What is tricky about being a materialist (believing that there are no super-natural phenomenon going on “out there”) is that, in practice, one ends up talking one’s own brain out of a lot of fun. And who wants to be the party pooper (especially when you’re mostly pooping on your own party, so to speak)?
This is, I think, a real issue. But it is also a testament to just how strongly magical belief is hard-wired into our brain (or “brains”, since that single organ is more a sort of “layer cake” of systems). It is a reminder that belief (in some form or other) is natural to us.
But here is the funny part of this (and the part that is so obvious that we can miss it): Since the events we believe to be magical are not magical, but regular, ordinary, every day occurrences, not believing that they are magical should have absolutely no effect on whether or not these magical events occur in our lives!
I’m reminded of when I finally lost my belief in God. There was a part of my consciousness that actually asked whether there would be joy, or laughter, or sunrises in my life after that. That sounds silly, I know, but it points to something else in the way we humans think: we really do act as if the universe revolves around us. What else can explain the notion that our individual beliefs have the power to act on other people or objects at a distance (and therefore have the power to make something like the sunrise cease). Shall we call it the “Tinkerbell effect” (if we don’t clap hard enough, the fairy dies)?
It’s related to what I discussed in last week’s sermon about our expectation that the world should end when we do.
But, of course, coincidence and chance meetings will continue to happen (and the Sun will continue to rise). After all, the only condition that will change in our life is a shift in the way that we perceive those events. And, potentially, yes, the kind of joy that we derive from them.
The other day (as often happens when I’m at the gym) I got a song idea. This time it hit shortly after I’d begun a walk around the block. I had no pen, no paper, and no phone (with which I could have recorded my idea). In earlier times, I would have asked God (or later, my “Higher Power”, or “The Universe”) to (magically) “bring me” a pen. But I didn’t do that this time. I pondered stepping into a store on my route and asking for one, but decided to keep on walking. I first reasoned with my magical brain that chances were I wouldn’t find a pen as I walked, but then realized that the chances were not impossible, as I was walking a path where people worked, delivery trucks dropped off goods, etc. Sure enough, about two-thirds of the way into my walk, I found a pen. A red pen, smashed to pieces on the asphalt. I leaned to pick it up, but it was destroyed.

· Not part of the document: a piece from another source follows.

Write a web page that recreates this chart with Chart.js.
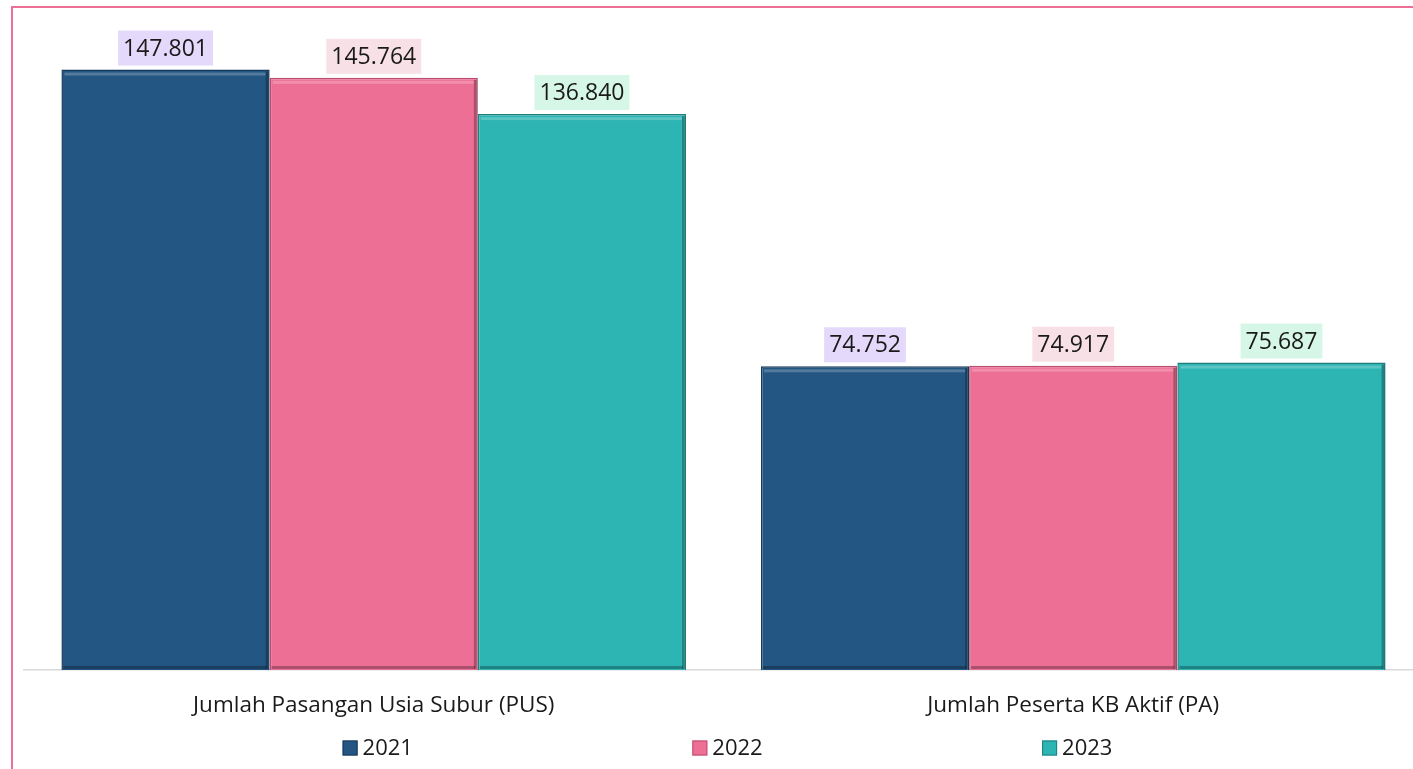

Note the stages of that thought process: I thought to “ask” for magic. My brain then set up the impossibility of finding a pen by sheer “chance” (while in fact there was a fairly high probability that I would find a pen, especially since I was now actually looking for one!). Now if I were of a spiritual mindset (with my confirmation bias still in play) I would have told you that the universe gave me what I asked for! But why was it broken and useless, you might ask? I could answer: because my prayer was not specific enough! (Don’t laugh — spend any time among true believers and you will hear people shamed out of their unbelief with retorts like that!) And there you have the complete mechanism for how we make horoscopes and psychics believable: They teach us what results to calibrate our bias to, and we go on to do all the heavy lifting.
So, one could say that magic (or God) does exist. Not in the world as a genuine phenomenon, but in the magical way that we transform random and non-random events into proof of an invisible metaphysical reality. To lose that magic can indeed mean to lose some of the joy it brings. At least until we can reclaim the pleasure of happy coincidence free of the burden of magical attribution. A quest that — given the kind so brains so may of us have — turns out to be no small challenge.